**Task to complete**
Everything from the first line of the data below through the line that contains "ax.bar(x, shares, width=0.33, color=bar_color, zorder=2)" should be written out exactly, please, and nothing more; the pictures stay out.

**Information supplied**
···

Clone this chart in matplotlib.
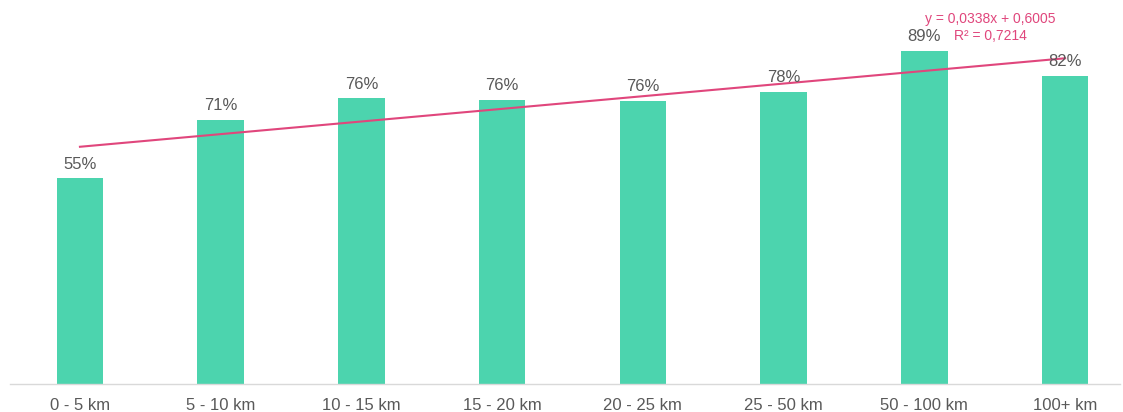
import numpy as np
import matplotlib.pyplot as plt

plt.rcParams['font.family'] = ['Liberation Sans', 'DejaVu Sans']

categories = ['0 - 5 km', '5 - 10 km', '10 - 15 km', '15 - 20 km',
              '20 - 25 km', '25 - 50 km', '50 - 100 km', '100+ km']
shares = [0.55, 0.706, 0.764, 0.760, 0.757, 0.781, 0.891, 0.823]
trend_slope = 0.0338
trend_icept = 0.6005
trend_r2 = 0.7214

bar_color = '#4cd4ae'
trend_color = '#e0467c'

fig = plt.figure(figsize=(11.23, 4.12), dpi=100)
ax = fig.add_axes([10 / 1123, 28 / 412, 1110 / 1123, 374 / 412])

x = np.arange(len(categories))
ax.bar(x, shares, width=0.33, color=bar_color, zorder=2)

for xi, v in zip(x, shares):
    ax.text(xi, v + 0.018, f'{v * 100:.0f}%', ha='center', va='bottom',
            fontsize=12, color='#595959', zorder=4)

trend = trend_slope * (x + 1) + trend_icept
ax.plot(x, trend, color=trend_color, lw=1.5, zorder=3)

ax.text(6.47, 0.975, f'y = {trend_slope:.4f}x + {trend_icept:.4f}'.replace('.', ','),
        ha='center', va='center', fontsize=10, color=trend_color)
ax.text(6.47, 0.93, f'R² = {trend_r2:.4f}'.replace('.', ','),
        ha='center', va='center', fontsize=10, color=trend_color)

ax.set_xlim(-0.497, 7.39)
ax.set_ylim(0, 1.0)
ax.set_xticks(x)
ax.set_xticklabels(categories, fontsize=12, color='#595959')
ax.tick_params(axis='x', length=0, pad=10)
ax.set_yticks([])
for s in ['top', 'right', 'left']:
    ax.spines[s].set_visible(False)
ax.spines['bottom'].set_color('#d9d9d9')
ax.spines['bottom'].set_linewidth(1)

fig.savefig('out.png', dpi=100)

···

**Solution below**
Clone this chart in matplotlib.
import numpy as np
import matplotlib.pyplot as plt

plt.rcParams['font.family'] = ['Liberation Sans', 'DejaVu Sans']

categories = ['0 - 5 km', '5 - 10 km', '10 - 15 km', '15 - 20 km',
              '20 - 25 km', '25 - 50 km', '50 - 100 km', '100+ km']
shares = [0.55, 0.706, 0.764, 0.760, 0.757, 0.781, 0.891, 0.823]
trend_slope = 0.0338
trend_icept = 0.6005
trend_r2 = 0.7214

bar_color = '#4cd4ae'
trend_color = '#e0467c'

fig = plt.figure(figsize=(11.23, 4.12), dpi=100)
ax = fig.add_axes([10 / 1123, 28 / 412, 1110 / 1123, 374 / 412])

x = np.arange(len(categories))
ax.bar(x, shares, width=0.33, color=bar_color, zorder=2)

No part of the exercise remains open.